Удивительнейшим человеком, наверное, был этот похороненный в Виннице мальчик, который пятьдесят четыре года тайно любил девочку, шел через весь XX век с его бурями и потрясениями с этим чувством. И ушел из жизни в высоком сознании, что судьба исполнилась.
Теперь, дорогие читатели, разрешите вам объясниться в любви. Ваши письма, пожалуй, самая большая радость в моей жизни и самая большая печаль. Радость, потому что я уже не мыслю себе ни человеческого, ни писательского существования без непрерывного общения с людьми, которые раскрывают мне характеры и судьбы. Печаль, потому что чувствую себя иногда беспомощным помочь человеку. Речь идет, разумеется, не только о помощи в утилитарном понимании слова, а и о тонком воздействии на душу, на характер, на судьбу.
Читатель в сегодняшнем социалистическом обществе относится к писателю с особым доверием, он ждет от него не только совета, а и ответа… Ответа на те вопросы о высших ценностях жизни, которые его мучают.
В сегодняшнем мире частная жизнь личности настолько сопряжена с глобальным бытием человечества, что от ответа на, казалось бы, абстрактные, а если говорить точнее, мировоззренческие вопросы зависит конкретное поведение человека в той или иной житейской ситуации.
Я не настолько нескромен, чтобы воспринимать ту большую почту, которую получаю, лишь как особое доверие к моей работе, как оценку ее. Я воспринимаю эту почту в первую очередь как симптом внутренней встревоженности читателя и за судьбы мира, и за собственную судьбу, как естественный поиск ответа на те вопросы, которые ставит жизнь перед личностью во все более усложняющемся мире.

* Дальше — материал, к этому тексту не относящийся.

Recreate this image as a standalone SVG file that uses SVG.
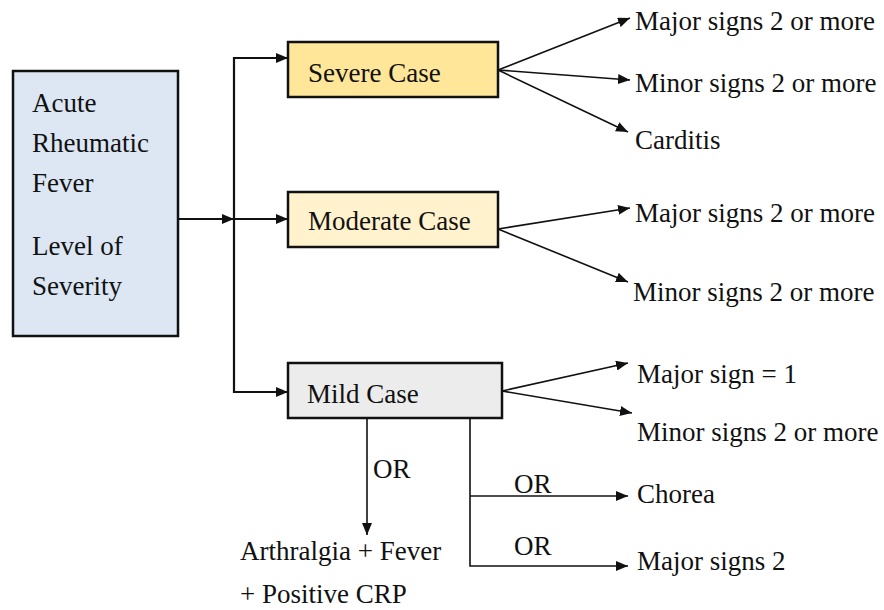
<svg xmlns="http://www.w3.org/2000/svg" width="884" height="610" viewBox="0 0 884 610" font-family="'Liberation Serif', 'DejaVu Serif', Times, serif">
  <style>
    text { font-family: "Liberation Serif", "DejaVu Serif", Times, serif; font-size: 27px; fill: #111; }
    .box { stroke: #111; stroke-width: 2.5; }
    .edge { fill: none; stroke: #111; stroke-width: 1.6; }
    .trunk { fill: none; stroke: #111; stroke-width: 2.2; }
  </style>
  <defs>
    <marker id="arrow" viewBox="0 0 12 10" refX="12" refY="5" markerWidth="12" markerHeight="10" markerUnits="userSpaceOnUse" orient="auto">
      <path d="M0,0 L12,5 L0,10 z" fill="#111"/>
    </marker>
  </defs>

  <rect width="884" height="610" fill="#ffffff"/>

  <!-- connectors -->
  <g id="connectors">
    <!-- trunk from the main box to the three cases -->
    <line class="trunk" x1="178" y1="219" x2="234" y2="219" marker-end="url(#arrow)"/>
    <polyline class="trunk" points="288,58 234,58 234,392 288,392" marker-end="url(#arrow)"/>
    <path class="trunk" d="M234,58 L288,58" marker-end="url(#arrow)"/>
    <line class="trunk" x1="234" y1="219" x2="288" y2="219" marker-end="url(#arrow)"/>

    <!-- severe case branches -->
    <line class="edge" x1="498" y1="70" x2="630" y2="18" marker-end="url(#arrow)"/>
    <line class="edge" x1="498" y1="70" x2="630" y2="80" marker-end="url(#arrow)"/>
    <line class="edge" x1="498" y1="70" x2="628" y2="132" marker-end="url(#arrow)"/>

    <!-- moderate case branches -->
    <line class="edge" x1="498" y1="229" x2="630" y2="208" marker-end="url(#arrow)"/>
    <line class="edge" x1="498" y1="229" x2="628" y2="282" marker-end="url(#arrow)"/>

    <!-- mild case branches -->
    <line class="edge" x1="502" y1="391" x2="628" y2="363" marker-end="url(#arrow)"/>
    <line class="edge" x1="502" y1="391" x2="632" y2="413" marker-end="url(#arrow)"/>
    <line class="edge" x1="367" y1="418" x2="367" y2="535" marker-end="url(#arrow)"/>
    <polyline class="edge" points="470,418 470,566 628,566" marker-end="url(#arrow)"/>
    <line class="edge" x1="470" y1="496" x2="628" y2="496" marker-end="url(#arrow)"/>
  </g>

  <!-- root node -->
  <g id="node-arf">
    <rect class="box" x="13" y="71" width="165" height="265" fill="#dce7f3"/>
    <text x="32" y="112">Acute</text>
    <text x="32" y="152">Rheumatic</text>
    <text x="32" y="192">Fever</text>
    <text x="32" y="255">Level of</text>
    <text x="32" y="295">Severity</text>
  </g>

  <g id="node-severe">
    <rect class="box" x="288" y="42" width="210" height="55" fill="#ffe699"/>
    <text x="308" y="82">Severe Case</text>
  </g>

  <g id="node-moderate">
    <rect class="box" x="288" y="192" width="210" height="55" fill="#fff2cc"/>
    <text x="308" y="230">Moderate Case</text>
  </g>

  <g id="node-mild">
    <rect class="box" x="288" y="363" width="214" height="55" fill="#ececec"/>
    <text x="307" y="403">Mild Case</text>
  </g>

  <!-- outcome labels -->
  <g id="labels-severe">
    <text x="635" y="30">Major signs 2 or more</text>
    <text x="635" y="92">Minor signs 2 or more</text>
    <text x="635" y="149">Carditis</text>
  </g>
  <g id="labels-moderate">
    <text x="635" y="222">Major signs 2 or more</text>
    <text x="633" y="301">Minor signs 2 or more</text>
  </g>
  <g id="labels-mild">
    <text x="637" y="383">Major sign = 1</text>
    <text x="637" y="441">Minor signs 2 or more</text>
    <text x="373" y="478">OR</text>
    <text x="514" y="493">OR</text>
    <text x="514" y="555">OR</text>
    <text x="637" y="503">Chorea</text>
    <text x="637" y="570">Major signs 2</text>
    <text x="240" y="560">Arthralgia + Fever</text>
    <text x="240" y="603">+ Positive CRP</text>
  </g>
</svg>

Может быть, моя почта чуть больше, чем я того заслуживаю, потому что часто касаюсь «пограничных» состояний в душе и в судьбе. Я имею в виду переход от надежды к отчаянию, от отчаяния к воскресающей надежде, резкие изломы душевных состояний, судеб, захватывающие испытания, которым даже самая «повседневная повседневность» подвергает совесть человека.
Чем более ценить мы будем и беречь духовные основы нашей жизни, тем совершеннее она будет. Я далек от мысли умалять роль ума.
Лев Толстой говорил о Максиме Горьком, что его ум в сердце. А еще раньше, в XVIII веке, французский мыслитель Вовенарг формулировал четко: «Великие мысли исходят из сердца».
Поэтому и не могут быть дураками люди большого сердца, духовно богатые.
Почта внушает надежду и радость. В письмах дышат и ум, и душа, и духовность.
Низко кланяюсь вам, мои читатели, мои соотечественники, мои современники. Когда мне тяжело, я раскрываю то или иное письмо, полученное день, месяц или год назад, и чувствую, что не одинок, и я чувствую себя еще более одаренным — теплом души и глубиной ума (извините за банальные слова), чем чувствует себя самый снисходительный из моих читателей, раскрывая мои книги.